Wednesday, August 12, 2009

Personal Economics--Rule VI

Personal Economics--Rule VI
"For we wrestle not against flesh and blood, but against principalities, against powers, against the rules of darkness of this world, against spiritual wickedness in high places."
Rule VI says basically, "Know your enemy and keep your guard up." This rule stems from the work of Ludwig von Mises and Frederick Hayek, but Hayek shared the Nobel Prize for his work in explicating it. In economics it is simply the explanation of what is called the business cycle or boom-bust cycle. Karl Marx had explained it simply as an inherent feature of capitalism. Others had tried to explain it in a more detailed manner, but had failed. For example Stanley Jevons had attempted an explanation that correlated the boom-bust cycle with sunspots. At first glance, this sounds even more mysterious than the Marx it-is-just-an-inexplicable-part-of-capitalism theory. But Jevons theory attempted to make it more rationalistic, because it would tie the boom-bust cycle to a crop productivity cycle.
What von Mises and Hayek did was to show that the boom-bust cycle in the economy was tied to credit expansion. Banks increase their profits by making more loans and, hence, the temptation is to cut back on their reserves and loan more of their available capital. Of course, if a single bank does this and becomes over-extended, they quickly get into trouble. The problem is self-correcting. The problem only becomes a national one when there is a government controlled central bank, such as the Federal Reserve. Most countries have these. They are able to extend the money supply, i.e. allow all the member banks to expand their credit, thus lowering the interest rate. Unfortunately, this creates an artificial boom. It sends false signals to entrepreneurs who are eager to launch new enterprises, but are restrained from doing so for all but the most promising enterprises by the shortage of available investment capital. When, however, the money supply is expanded, i.e. inflated, the illusion is created that there is plenty of capital for investment in enterprises that earlier seemed unpromising. Unfortunately, all that has been expanded is credit. In an uncorrupt society, capital is available only as people save--hence, leaving vital resources, e.g. capital goods, available entrepreneurs. Thrift is a virtue not only because it allows individuals and families to prepare against a rainy day, but because it permits investment in new tools, equipment and plants and, thereby, increases the value of the labor of the people who have better equipment and tools to work with. Hence, the virtue of thrift increases prosperity.

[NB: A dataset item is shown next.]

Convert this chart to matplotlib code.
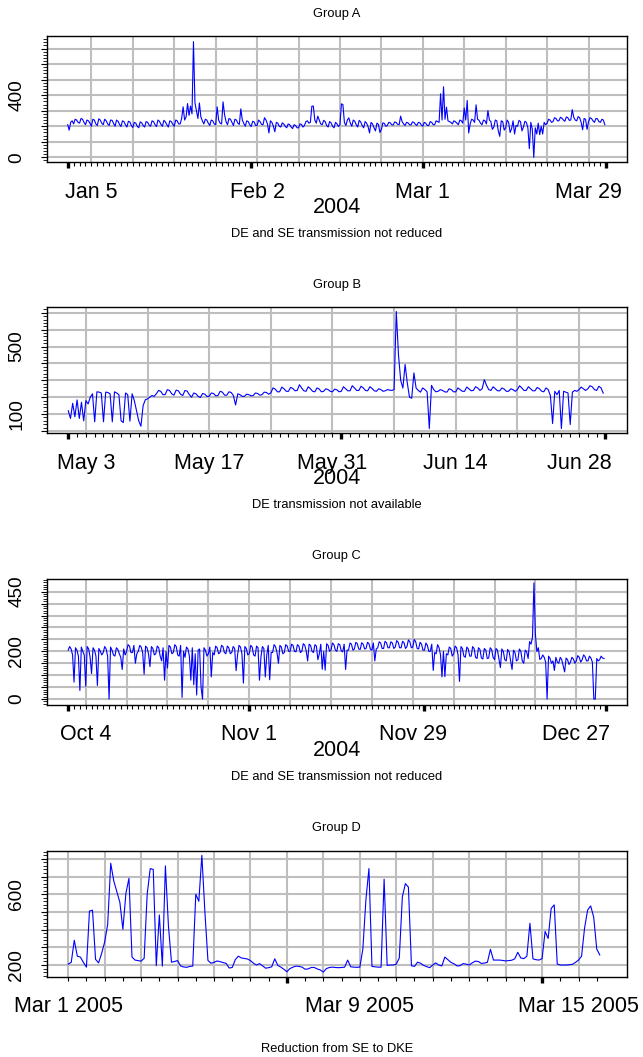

Credit expansion, i.e. inflating the money supply gives the illusion that society is ‘better off’, i.e. more virtuous, without actually being so. Entrepreneurs feel that there is more capital available but the amount of capital goods remains the same. This becomes clear when it is apparent that many entrepreneurs have invested in enterprises that cannot be sustained. They lay off workers, some even go bankrupt and the economy is said to be in the bust part of its cycle.

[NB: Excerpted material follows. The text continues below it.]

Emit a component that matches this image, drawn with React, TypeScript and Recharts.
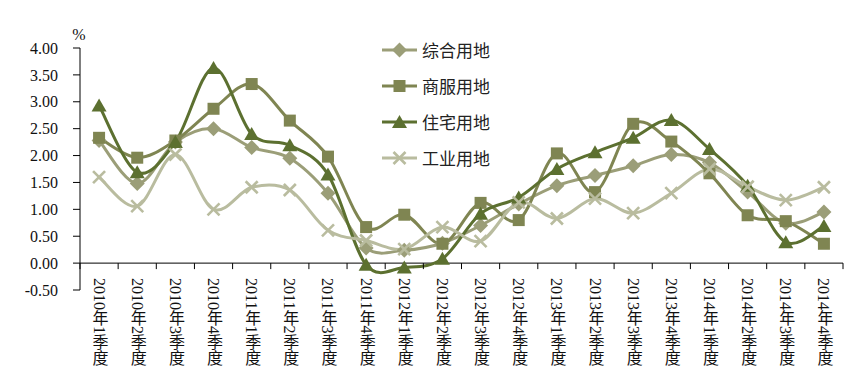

If, for example, I, and thousands of others, decide to put off buying a new car, and put the money saved in the bank, then there is not only money available to loan, but there is additional steel so if an entrepreneur decides to build a new factory, the necessary steel is available. If, however, I, and thousands of others, go ahead and buy the new car, and the so-called capital is available only because the money supply has been inflated, there is no additional steel available for the building of the factory and before it can be built, the price of steel rises to the point that the new factory enterprise is clearly not going to be profitable and is abandoned.
The bottom line is that the desire to have "something for nothing", to succeed without effort, to have all the good of virtuous living without any actual virtue, has put pressure on the government to expand the money supply and, hence, create a boom. This undermines the work of entrepreneurs who become bitter because they have been misled, and misinformed. They feel betrayed and turn to political entrepreneurship. People become convinced that only political action is effective and that the only way to succeed is to use the force of law. In economics, credit expansion is analogous to sin--enticing at first, but leaves disaster in its wake.
On a personal level it is a reminder that if life is getting easier, you better be awfully careful that you are not entering an artificial boom made possible by an enemy creating an illusion. Hence, it is always a good idea to "know your enemy and what he is up to."